4. Paul H. Williams, Aeroforms, £4.20, edition of 150
Writing about artist recordings without mentioning The Vinyl Factory is an Oulipo-like game of conscious and perverse avoidance these days – the art-loving London vinyl label has made regular appearances in the pages of ArtReview over the last few years, but it’s still busy breaking new ground. This last month it has sired two exhibition-come-record happenings; gig recordings and record pressings with Christian Marclay at White Cube in Bermondsey, and Trevor Jackson’s new album F O R M A T, which was showing / playing at the Brewer Street carpark in Soho. Marclay’s vinyls are recorded from a series of in situ gigs, including spots from Thurston Moore and Mica Levi (aka the wonderful Micachu, she of the soundscape from Under The Skin, 2013). The editions are recorded, pressed and bestowed screenprint covers at the gallery as part of Marclay’s sonically-fascinated show. Jackson’s album F O R M A T, his first in 14 years, will be a little harder to hear in its entirety, each track being presented on a different format, in accessibility ranging from reel-to-reel tape to USB.

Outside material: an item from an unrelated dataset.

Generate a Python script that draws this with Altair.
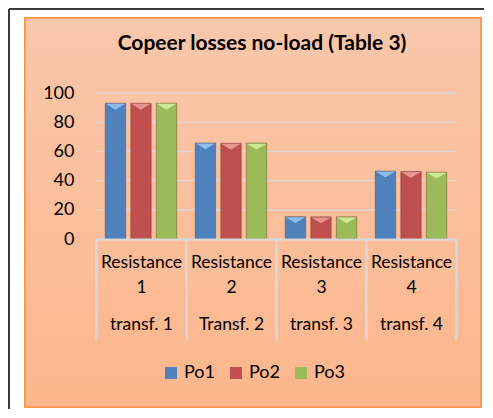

5. Christian Marclay and Thurston Moore, Live at White Cube, VF Editions , £25, edition of 500
Trevor Jackson, F O R M A T, individual tracks £10–£850, edition of 10–500 depending on format
So now you have your recordings – what to play them through? If your regular woofers and tweeters seem a little vanilla for the material at hand, seek out 6. Petr Davydtchenko’s Monster 1 (2014): the hood of a Honda Ibiza, beaten, bent and stripped, then reimagined as a functional speaker (albeit one replete with the kind of violent, macho overtones that would well suit the grotesquely oil-rich or energy-drink pumped).